In 1971 there was a Christian revival in Saskatchewan. I was caught in it, swept up in it like a broken straw in a prairie gust. My uncle, his two sons and I drove the 200 miles to Saskatoon to hear the “Sutera twins,” Ralph and Lou. My uncle had heard there was something going on at the crusade in Saskatoon and in a move to “save” his sons–one, a responsible son who I thought didn’t need saving, and a wild one, the one I hung out with, who probably did.
In Saskatoon the wild one and I slipped out of the auditorium after the first hymn. This was the big city. We wandered the nearby streets and checked out the neon lights and tall buildings. We became curious about the diagonal crosswalks the city had at the time and we crossed back and forth, controlling the traffic on all four sides.
I was hoping that the revival meeting would be wrapping up when we returned, but the place was just getting electric, the twins were on the rheostat turning up the voltage. Or, as either Ralph or Lou said, “The Holy Spirit’s finger was pointing at people.” We made our way back, close to where we’d been. Soon one of the preacher twins, came to the precipice of his soul searing message: “Choose now or it may be too late.” Then came the “call.” Then the full-on piano and the rising tide of “Just as I am…without one plea…” Then the streaming eyes and the tributaries of people in pews moving to the aisles and forming rivers of penitent souls flowing to the front for prayer. My uncle and cousins were swept up in the current with me hanging on to some exposed root. I scrambled out of the heavy doors into the street. I waited and paced under a gas light. Shivering some.
In a few minutes my cousin, the wild one, now wilder, came to get me, said I needed to come back inside. He was not so much pleading but pulling me back through the high doors down a carpeted hall into a room torrid and moist by sweat and tears. No resolve left, I was on my knees from the weight of hands on my head and shoulders, upon which came a crescendo of intoned supplication. And with that I was up with an inexplicable smile, invaded by a brightness and a lightness. I was in fact quite high and vertiginous. Full, I supposed, of the Holy Ghost.

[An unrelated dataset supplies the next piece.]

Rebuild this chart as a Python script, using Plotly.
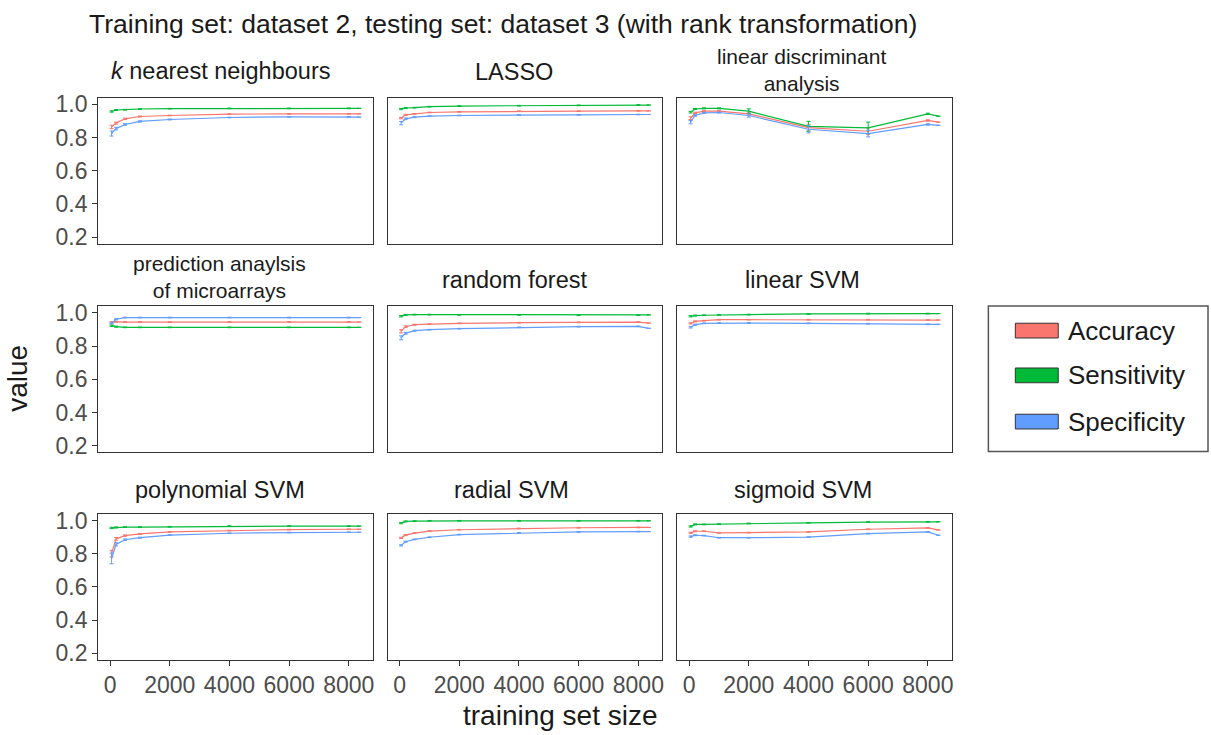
import plotly.graph_objects as go

W, H = 1211, 735

# ---------------- data ----------------
TRAIN_SIZES = [50, 200, 500, 1000, 2000, 4000, 6000, 8000, 8350]
X_TICKS = [0, 2000, 4000, 6000, 8000]
Y_TICKS = [0.2, 0.4, 0.6, 0.8, 1.0]
METRICS = ["Accuracy", "Sensitivity", "Specificity"]
COLORS = ["#F8766D", "#00BA38", "#619CFF"]

knn_acc = [0.864, 0.887, 0.913, 0.927, 0.933, 0.941, 0.943, 0.943, 0.943]
knn_sens = [0.957, 0.966, 0.968, 0.972, 0.974, 0.976, 0.976, 0.976, 0.976]
knn_spec = [0.824, 0.854, 0.879, 0.897, 0.909, 0.921, 0.925, 0.925, 0.923]

lasso_acc = [0.917, 0.937, 0.943, 0.951, 0.955, 0.959, 0.959, 0.961, 0.961]
lasso_sens = [0.972, 0.978, 0.980, 0.986, 0.990, 0.992, 0.994, 0.996, 0.996]
lasso_spec = [0.887, 0.913, 0.923, 0.929, 0.933, 0.937, 0.937, 0.939, 0.939]

lda_acc = [0.917, 0.949, 0.959, 0.959, 0.943, 0.860, 0.838, 0.903, 0.893]
lda_sens = [0.953, 0.972, 0.976, 0.976, 0.959, 0.868, 0.858, 0.943, 0.929]
lda_spec = [0.893, 0.933, 0.949, 0.951, 0.933, 0.850, 0.824, 0.879, 0.874]

pam_acc = [0.943, 0.947, 0.945, 0.945, 0.945, 0.945, 0.945, 0.945, 0.945]
pam_sens = [0.923, 0.917, 0.913, 0.913, 0.913, 0.913, 0.913, 0.913, 0.913]
pam_spec = [0.937, 0.962, 0.972, 0.972, 0.972, 0.972, 0.972, 0.972, 0.972]

rf_acc = [0.889, 0.917, 0.929, 0.933, 0.937, 0.941, 0.943, 0.945, 0.939]
rf_sens = [0.980, 0.988, 0.990, 0.990, 0.988, 0.988, 0.986, 0.986, 0.988]
rf_spec = [0.850, 0.877, 0.893, 0.899, 0.905, 0.913, 0.917, 0.919, 0.907]

lsvm_acc = [0.937, 0.949, 0.953, 0.959, 0.959, 0.959, 0.959, 0.957, 0.957]
lsvm_sens = [0.980, 0.984, 0.986, 0.988, 0.990, 0.994, 0.996, 0.996, 0.996]
lsvm_spec = [0.913, 0.929, 0.937, 0.939, 0.939, 0.937, 0.935, 0.931, 0.931]

psvm_acc = [0.800, 0.889, 0.909, 0.919, 0.931, 0.939, 0.945, 0.947, 0.947]
psvm_sens = [0.955, 0.958, 0.960, 0.960, 0.962, 0.966, 0.966, 0.966, 0.966]
psvm_spec = [0.771, 0.856, 0.884, 0.896, 0.912, 0.923, 0.927, 0.929, 0.929]

rsvm_acc = [0.895, 0.912, 0.924, 0.936, 0.944, 0.952, 0.956, 0.958, 0.958]
rsvm_sens = [0.984, 0.994, 0.996, 0.998, 0.998, 0.998, 0.998, 0.998, 0.998]
rsvm_spec = [0.850, 0.872, 0.886, 0.899, 0.915, 0.925, 0.931, 0.933, 0.933]

ssvm_acc = [0.925, 0.935, 0.935, 0.925, 0.927, 0.931, 0.947, 0.955, 0.943]
ssvm_sens = [0.964, 0.976, 0.976, 0.978, 0.982, 0.986, 0.990, 0.992, 0.992]
ssvm_spec = [0.903, 0.911, 0.909, 0.896, 0.896, 0.900, 0.921, 0.931, 0.911]

# error-bar half widths
err_small = [0.004, 0.003, 0.002, 0.002, 0.002, 0.002, 0.002, 0.002, 0.0]
knn_err_acc = [0.010, 0.006, 0.004, 0.003, 0.002, 0.002, 0.002, 0.002, 0.0]
knn_err_spec = [0.015, 0.008, 0.005, 0.004, 0.003, 0.002, 0.002, 0.002, 0.0]
lasso_err_spec = [0.010, 0.005, 0.003, 0.002, 0.002, 0.002, 0.002, 0.002, 0.0]
lda_err_acc = [0.008, 0.004, 0.003, 0.003, 0.010, 0.020, 0.020, 0.004, 0.0]
lda_err_sens = [0.005, 0.003, 0.003, 0.003, 0.014, 0.030, 0.035, 0.004, 0.0]
lda_err_spec = [0.010, 0.005, 0.003, 0.003, 0.010, 0.022, 0.020, 0.004, 0.0]
rf_err_acc = [0.010, 0.005, 0.003, 0.002, 0.002, 0.002, 0.002, 0.002, 0.0]
rf_err_spec = [0.012, 0.006, 0.003, 0.002, 0.002, 0.002, 0.002, 0.002, 0.0]
psvm_err_acc = [0.020, 0.008, 0.004, 0.003, 0.002, 0.002, 0.002, 0.002, 0.0]
psvm_err_spec = [0.032, 0.010, 0.005, 0.003, 0.002, 0.002, 0.002, 0.002, 0.0]

PANEL_TITLES = [
    "<i>k</i> nearest neighbours", "LASSO", "linear discriminant<br>analysis",
    "prediction anaylsis<br>of microarrays", "random forest", "linear SVM",
    "polynomial SVM", "radial SVM", "sigmoid SVM",
]
PANEL_SERIES = [
    [knn_acc, knn_sens, knn_spec], [lasso_acc, lasso_sens, lasso_spec], [lda_acc, lda_sens, lda_spec],
    [pam_acc, pam_sens, pam_spec], [rf_acc, rf_sens, rf_spec], [lsvm_acc, lsvm_sens, lsvm_spec],
    [psvm_acc, psvm_sens, psvm_spec], [rsvm_acc, rsvm_sens, rsvm_spec], [ssvm_acc, ssvm_sens, ssvm_spec],
]
PANEL_ERRORS = [
    [knn_err_acc, err_small, knn_err_spec], [err_small, err_small, lasso_err_spec],
    [lda_err_acc, lda_err_sens, lda_err_spec], [err_small, err_small, err_small],
    [rf_err_acc, err_small, rf_err_spec], [err_small, err_small, err_small],
    [psvm_err_acc, err_small, psvm_err_spec], [err_small, err_small, err_small],
    [err_small, err_small, err_small],
]

# ---------------- layout geometry (pixels) ----------------
COL_X = [(98.3, 373.3), (388.3, 663.3), (678.3, 953.3)]
ROW_Y = [(93.25, 241.75), (305.25, 453.75), (516.25, 664.75)]
TITLE_POS = [(221, 66), (515, 67), (803, 65),
             (220, 276), (515, 279), (804, 279),
             (220, 492), (512, 492), (804, 492)]
TITLE_SIZE = [23.5, 23.5, 21, 21, 23.5, 23.5, 23.5, 23.5, 23.5]


def px(x):
    return x / W


def py(y):
    return 1 - y / H


fig = go.Figure()
layout = dict(
    width=W, height=H,
    margin=dict(l=0, r=0, t=0, b=0),
    paper_bgcolor="white", plot_bgcolor="white",
    showlegend=False,
    font=dict(family="Liberation Sans, Arial, sans-serif", color="#1a1a1a"),
)
annotations = []
shapes = []

for i in range(9):
    r, c = divmod(i, 3)
    n = i + 1
    xa = "x" if n == 1 else f"x{n}"
    ya = "y" if n == 1 else f"y{n}"
    for m in range(3):
        fig.add_trace(go.Scatter(
            x=TRAIN_SIZES, y=PANEL_SERIES[i][m], mode="lines",
            line=dict(color=COLORS[m], width=1.2),
            error_y=dict(type="data", array=PANEL_ERRORS[i][m], visible=True,
                         color=COLORS[m], thickness=1, width=2),
            name=METRICS[m], xaxis=xa, yaxis=ya,
        ))
    x0, x1 = COL_X[c]
    y0, y1 = ROW_Y[r]
    common = dict(showline=True, mirror=True, linecolor="#333333", linewidth=1,
                  showgrid=False, zeroline=False,
                  tickfont=dict(size=23, color="#4D4D4D"), tickcolor="#333333", ticklen=5)
    layout["xaxis" if n == 1 else f"xaxis{n}"] = dict(
        domain=[px(x0), px(x1)], anchor=ya, range=[-400, 8800],
        tickvals=X_TICKS, ticks="outside" if r == 2 else "",
        showticklabels=(r == 2), **common)
    layout["yaxis" if n == 1 else f"yaxis{n}"] = dict(
        domain=[py(y1), py(y0)], anchor=xa, range=[0.16, 1.04],
        tickvals=Y_TICKS, tickformat=".1f", ticks="outside" if c == 0 else "",
        showticklabels=(c == 0), **common)
    tx, ty = TITLE_POS[i]
    annotations.append(dict(text=PANEL_TITLES[i], x=px(tx), y=py(ty), xref="paper", yref="paper",
                            showarrow=False, xanchor="center", yanchor="middle",
                            font=dict(size=TITLE_SIZE[i], color="#1a1a1a")))

# main title and axis titles
annotations.append(dict(text="Training set: dataset 2, testing set: dataset 3 (with rank transformation)",
                        x=px(504), y=py(18), xref="paper", yref="paper", showarrow=False,
                        xanchor="center", yanchor="middle", font=dict(size=26.5, color="#1a1a1a")))
annotations.append(dict(text="training set size", x=px(561), y=py(721), xref="paper", yref="paper",
                        showarrow=False, xanchor="center", yanchor="middle",
                        font=dict(size=28, color="#1a1a1a")))
annotations.append(dict(text="value", x=px(18), y=py(378), xref="paper", yref="paper",
                        showarrow=False, xanchor="center", yanchor="middle", textangle=-90,
                        font=dict(size=28, color="#1a1a1a")))

# legend box (manual)
shapes.append(dict(type="rect", xref="paper", yref="paper", x0=px(990), x1=px(1210), y0=py(453), y1=py(305),
                   line=dict(color="#555555", width=1.5), fillcolor="white"))
LEGEND_Y = [330, 375.5, 422.5]
for m in range(3):
    cy = LEGEND_Y[m]
    shapes.append(dict(type="rect", xref="paper", yref="paper", x0=px(1017), x1=px(1060),
                       y0=py(cy + 7.5), y1=py(cy - 7.5), fillcolor=COLORS[m],
                       line=dict(color="#333333", width=1)))
    annotations.append(dict(text=METRICS[m], x=px(1068), y=py(cy), xref="paper", yref="paper",
                            showarrow=False, xanchor="left", yanchor="middle",
                            font=dict(size=26, color="#1a1a1a")))

layout["annotations"] = annotations
layout["shapes"] = shapes
fig.update_layout(**layout)
fig.write_html("out.html", config={"displayModeBar": False},
               post_script="document.body.style.margin='0';document.body.style.overflow='hidden';")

On the giddy ride back, we cousins planned the conversion of the rest of the “gang.” Which, naturally enough, didn’t quite work out.
ah sweet memories
how they linger
how they ever fill my soul
I think it was Alyosha’s sage and mentor Father Zosima who said that
we are saved by our memories
let’s enjoy ’em while we still have ’em
nice story
well told
Thanks Len, I figured you’d understand and know the rest of the words.
God is moving again @ Faith Alive in Saskatoon, only this time the power is coming through the people not the pulpit. Come see if you respond or resist.
Yes it is Tim
At the age of 11, I was too young, and too caught up in the moment, to realize the potential dangers that came along with this movement. There was always something inside that I hadn’t fully surrendered, so I thought, so I kept going forward, but it was never enough. The sentiment this movement engendered was “Let go, and let God.” What people often let go of, in the process, is common sense, logic, and emotional balance. Was it the spirit, or was it emotional manipulation? There is often a fine line that we should all consider, should another “movement of the holy spirit” come around.
Thanks for this Bruce, wise words.
I was there…. walked into University Dr Alliance church.. people were singing, but never came to the sermon, as people streamed to the alter, crying and praying and getting right with God… then it hi me, so overwhelming! The after glows – it was God.. Cab driver was called to take one lady to the afterglow at the church, but the driver was mad. “the church is dark, it is closed..” “Oh no it is!!! People are there praying and sure enough; it went into the cab driver office and God used these incidents to stir the city!